# START OF SUPPLIED MATERIAL
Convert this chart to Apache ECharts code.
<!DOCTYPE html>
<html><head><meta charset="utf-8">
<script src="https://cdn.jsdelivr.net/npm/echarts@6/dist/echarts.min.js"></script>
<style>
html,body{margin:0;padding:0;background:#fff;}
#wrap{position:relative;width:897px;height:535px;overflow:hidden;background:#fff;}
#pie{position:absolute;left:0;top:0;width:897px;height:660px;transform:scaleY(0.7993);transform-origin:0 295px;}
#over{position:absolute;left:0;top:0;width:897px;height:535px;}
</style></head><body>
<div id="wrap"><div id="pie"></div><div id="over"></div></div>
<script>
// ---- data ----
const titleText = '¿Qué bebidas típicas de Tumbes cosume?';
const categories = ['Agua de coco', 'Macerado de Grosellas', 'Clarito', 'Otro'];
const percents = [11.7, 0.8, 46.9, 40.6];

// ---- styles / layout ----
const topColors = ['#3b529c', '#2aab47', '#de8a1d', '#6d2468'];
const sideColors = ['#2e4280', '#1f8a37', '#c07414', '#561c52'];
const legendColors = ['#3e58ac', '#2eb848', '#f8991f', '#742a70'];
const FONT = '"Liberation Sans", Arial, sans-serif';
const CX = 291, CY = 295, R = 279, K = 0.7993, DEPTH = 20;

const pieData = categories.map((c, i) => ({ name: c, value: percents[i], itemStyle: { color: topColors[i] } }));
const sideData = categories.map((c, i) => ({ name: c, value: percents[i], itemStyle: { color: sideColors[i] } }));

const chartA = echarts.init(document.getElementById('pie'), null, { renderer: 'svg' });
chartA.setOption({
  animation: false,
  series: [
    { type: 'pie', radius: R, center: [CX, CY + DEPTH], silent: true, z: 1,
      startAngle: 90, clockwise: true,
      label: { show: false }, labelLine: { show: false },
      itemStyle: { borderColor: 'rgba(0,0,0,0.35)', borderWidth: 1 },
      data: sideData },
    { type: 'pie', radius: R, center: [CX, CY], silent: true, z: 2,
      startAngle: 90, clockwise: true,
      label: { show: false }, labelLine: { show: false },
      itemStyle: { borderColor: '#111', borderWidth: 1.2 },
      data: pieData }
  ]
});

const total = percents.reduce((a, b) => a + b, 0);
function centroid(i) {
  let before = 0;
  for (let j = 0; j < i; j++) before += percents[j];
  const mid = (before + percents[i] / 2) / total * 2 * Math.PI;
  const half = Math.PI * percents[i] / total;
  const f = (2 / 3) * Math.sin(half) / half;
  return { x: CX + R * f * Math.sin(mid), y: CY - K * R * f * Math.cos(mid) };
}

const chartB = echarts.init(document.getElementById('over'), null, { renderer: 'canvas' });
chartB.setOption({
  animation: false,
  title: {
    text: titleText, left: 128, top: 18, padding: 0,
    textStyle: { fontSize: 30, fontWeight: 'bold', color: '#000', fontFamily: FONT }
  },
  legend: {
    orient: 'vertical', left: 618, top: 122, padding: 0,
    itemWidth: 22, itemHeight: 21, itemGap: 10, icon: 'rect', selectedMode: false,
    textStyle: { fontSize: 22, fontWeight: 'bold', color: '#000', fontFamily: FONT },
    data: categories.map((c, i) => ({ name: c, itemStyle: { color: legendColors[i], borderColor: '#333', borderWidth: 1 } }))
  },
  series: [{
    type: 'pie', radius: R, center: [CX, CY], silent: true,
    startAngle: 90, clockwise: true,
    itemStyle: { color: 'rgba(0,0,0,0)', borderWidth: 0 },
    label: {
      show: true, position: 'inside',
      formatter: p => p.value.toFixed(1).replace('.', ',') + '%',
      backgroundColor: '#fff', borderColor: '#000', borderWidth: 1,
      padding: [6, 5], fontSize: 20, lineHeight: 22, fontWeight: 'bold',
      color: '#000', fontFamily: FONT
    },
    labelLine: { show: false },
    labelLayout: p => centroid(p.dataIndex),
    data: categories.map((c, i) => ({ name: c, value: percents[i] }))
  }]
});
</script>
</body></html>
# END OF SUPPLIED MATERIAL
> _STATED GOAL_
Give an exact repetition of all the material.

> _FULL SOLUTION_
Convert this chart to Apache ECharts code.
<!DOCTYPE html>
<html><head><meta charset="utf-8">
<script src="https://cdn.jsdelivr.net/npm/echarts@6/dist/echarts.min.js"></script>
<style>
html,body{margin:0;padding:0;background:#fff;}
#wrap{position:relative;width:897px;height:535px;overflow:hidden;background:#fff;}
#pie{position:absolute;left:0;top:0;width:897px;height:660px;transform:scaleY(0.7993);transform-origin:0 295px;}
#over{position:absolute;left:0;top:0;width:897px;height:535px;}
</style></head><body>
<div id="wrap"><div id="pie"></div><div id="over"></div></div>
<script>
// ---- data ----
const titleText = '¿Qué bebidas típicas de Tumbes cosume?';
const categories = ['Agua de coco', 'Macerado de Grosellas', 'Clarito', 'Otro'];
const percents = [11.7, 0.8, 46.9, 40.6];

// ---- styles / layout ----
const topColors = ['#3b529c', '#2aab47', '#de8a1d', '#6d2468'];
const sideColors = ['#2e4280', '#1f8a37', '#c07414', '#561c52'];
const legendColors = ['#3e58ac', '#2eb848', '#f8991f', '#742a70'];
const FONT = '"Liberation Sans", Arial, sans-serif';
const CX = 291, CY = 295, R = 279, K = 0.7993, DEPTH = 20;

const pieData = categories.map((c, i) => ({ name: c, value: percents[i], itemStyle: { color: topColors[i] } }));
const sideData = categories.map((c, i) => ({ name: c, value: percents[i], itemStyle: { color: sideColors[i] } }));

const chartA = echarts.init(document.getElementById('pie'), null, { renderer: 'svg' });
chartA.setOption({
  animation: false,
  series: [
    { type: 'pie', radius: R, center: [CX, CY + DEPTH], silent: true, z: 1,
      startAngle: 90, clockwise: true,
      label: { show: false }, labelLine: { show: false },
      itemStyle: { borderColor: 'rgba(0,0,0,0.35)', borderWidth: 1 },
      data: sideData },
    { type: 'pie', radius: R, center: [CX, CY], silent: true, z: 2,
      startAngle: 90, clockwise: true,
      label: { show: false }, labelLine: { show: false },
      itemStyle: { borderColor: '#111', borderWidth: 1.2 },
      data: pieData }
  ]
});

const total = percents.reduce((a, b) => a + b, 0);
function centroid(i) {
  let before = 0;
  for (let j = 0; j < i; j++) before += percents[j];
  const mid = (before + percents[i] / 2) / total * 2 * Math.PI;
  const half = Math.PI * percents[i] / total;
  const f = (2 / 3) * Math.sin(half) / half;
  return { x: CX + R * f * Math.sin(mid), y: CY - K * R * f * Math.cos(mid) };
}

const chartB = echarts.init(document.getElementById('over'), null, { renderer: 'canvas' });
chartB.setOption({
  animation: false,
  title: {
    text: titleText, left: 128, top: 18, padding: 0,
    textStyle: { fontSize: 30, fontWeight: 'bold', color: '#000', fontFamily: FONT }
  },
  legend: {
    orient: 'vertical', left: 618, top: 122, padding: 0,
    itemWidth: 22, itemHeight: 21, itemGap: 10, icon: 'rect', selectedMode: false,
    textStyle: { fontSize: 22, fontWeight: 'bold', color: '#000', fontFamily: FONT },
    data: categories.map((c, i) => ({ name: c, itemStyle: { color: legendColors[i], borderColor: '#333', borderWidth: 1 } }))
  },
  series: [{
    type: 'pie', radius: R, center: [CX, CY], silent: true,
    startAngle: 90, clockwise: true,
    itemStyle: { color: 'rgba(0,0,0,0)', borderWidth: 0 },
    label: {
      show: true, position: 'inside',
      formatter: p => p.value.toFixed(1).replace('.', ',') + '%',
      backgroundColor: '#fff', borderColor: '#000', borderWidth: 1,
      padding: [6, 5], fontSize: 20, lineHeight: 22, fontWeight: 'bold',
      color: '#000', fontFamily: FONT
    },
    labelLine: { show: false },
    labelLayout: p => centroid(p.dataIndex),
    data: categories.map((c, i) => ({ name: c, value: percents[i] }))
  }]
});
</script>
</body></html>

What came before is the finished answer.